US scraps fucking stupid “seven dirty words” ban
Neustar and the US government have agreed to dump their longstanding ban on profanity in .us domains.
A contract change quietly published in July has now made it possible to register .us domains containing the strings “fuck”, “cunt”, “shit”, “piss”, “cocksucker”, “motherfucker” and “tits”.
These are the so-called “seven dirty words” popularized by a George Carlin comedy routine and incorporated into US censorship law via the Supreme Court decision Federal Communications Commission v Pacifica Foundation in 1978.
Neustar banned the strings from .us when it originally won the registry contract from the National Telecommunications and Information Administration in 2002, and kept it upon renewal.
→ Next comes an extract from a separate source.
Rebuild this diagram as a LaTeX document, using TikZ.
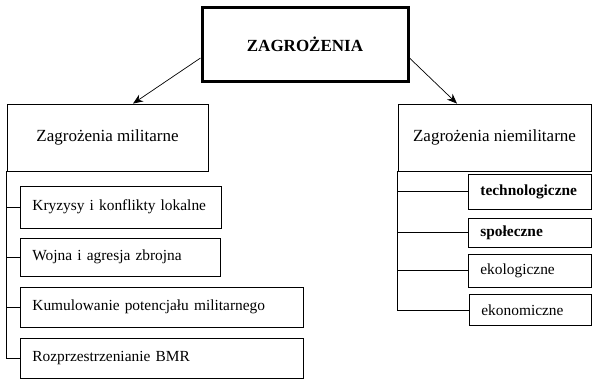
\documentclass[tikz,border=0pt]{standalone}
\usepackage{fontspec}
\setmainfont{Liberation Serif}
\usetikzlibrary{arrows.meta}

\begin{document}
\begin{tikzpicture}[x=1pt, y=-1pt,
    every node/.style={font=\fontsize{17}{20}\selectfont},
    main/.style={rectangle, draw, line width=3pt, minimum width=206pt, minimum height=74pt, inner sep=0pt, font=\fontsize{17}{20}\selectfont\bfseries},
    group/.style={rectangle, draw, line width=0.8pt, minimum height=67pt, inner sep=0pt},
    item/.style={rectangle, draw, line width=0.8pt, anchor=west, align=left, inner xsep=12pt, inner ysep=0pt, font=\fontsize{15.4}{18}\selectfont},
    itembf/.style={item, font=\fontsize{15.4}{18}\selectfont\bfseries},
    arrow/.style={-{Stealth[length=10pt,width=8pt]}, line width=0.7pt},
    tie/.style={line width=0.8pt}]
    \useasboundingbox (0,0) rectangle (592,381);

    \node[main] (Z) at (305,44) {ZAGROŻENIA};
    \node[group, minimum width=201pt] (mil) at (107.5,137.5) {Zagrożenia militarne};
    \node[group, minimum width=193pt] (niemil) at (494.5,137.5) {Zagrożenia niemilitarne};

    % militarne
    \node[item, text width=177pt, minimum height=42pt] (krz) at (20,207) {Kryzysy i konflikty lokalne};
    \node[item, text width=176pt, minimum height=38pt] (woj) at (20,257) {Wojna i agresja zbrojna};
    \node[item, text width=259pt, minimum height=40pt] (kum) at (20,307) {Kumulowanie potencjału militarnego};
    \node[item, text width=259pt, minimum height=40pt] (bmr) at (20,358) {Rozprzestrzenianie BMR};

    % niemilitarne
    \node[itembf, text width=99pt, minimum height=35pt] (tech) at (468,191.5) {technologiczne};
    \node[itembf, text width=99pt, minimum height=29pt] (spol) at (468,232.5) {społeczne};
    \node[item, text width=99pt, minimum height=33pt] (ekol) at (468,270.5) {ekologiczne};
    \node[item, text width=98pt, minimum height=31pt] (ekon) at (469,310) {ekonomiczne};

    \draw[arrow] ([yshift=-14pt]Z.west) -- ([xshift=25.5pt]mil.north);
    \draw[arrow] ([yshift=-14pt]Z.east) -- ([xshift=-37.5pt]niemil.north);

    \foreach \n in {krz,woj,kum,bmr}
        \draw[tie] (mil.south west) |- (\n.west);
    \foreach \n in {tech,spol,ekol,ekon}
        \draw[tie] (niemil.south west) |- (\n.west);
\end{tikzpicture}
\end{document}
Until recently, it was conducting post-registration reviews of new .us domains and suspending names that used the strings in sweary contexts.
However, a July contract amendment (pdf) has released Neustar from this duty, allowing registrants to register whatever the fuck they want.
According to the Electronic Frontier Foundation, the change came about after itself and the Cyberlaw Clinic at Harvard Law School complained to the government about the suspension of the domain fucknazis.us, which registrant Jeremy Rubin had been using to raise money to fight the extreme right in the US.
That domain was registered in late 2017, but Neustar appears to have been discussing whether to repeal the idiotic ban in various policy groups for at least three years.
When Network Solutions was the sole registrar for .com, .org and .net it too banned the seven dirty words but this practice fizzled out after ICANN introduced competition into the registrar space almost two decades ago.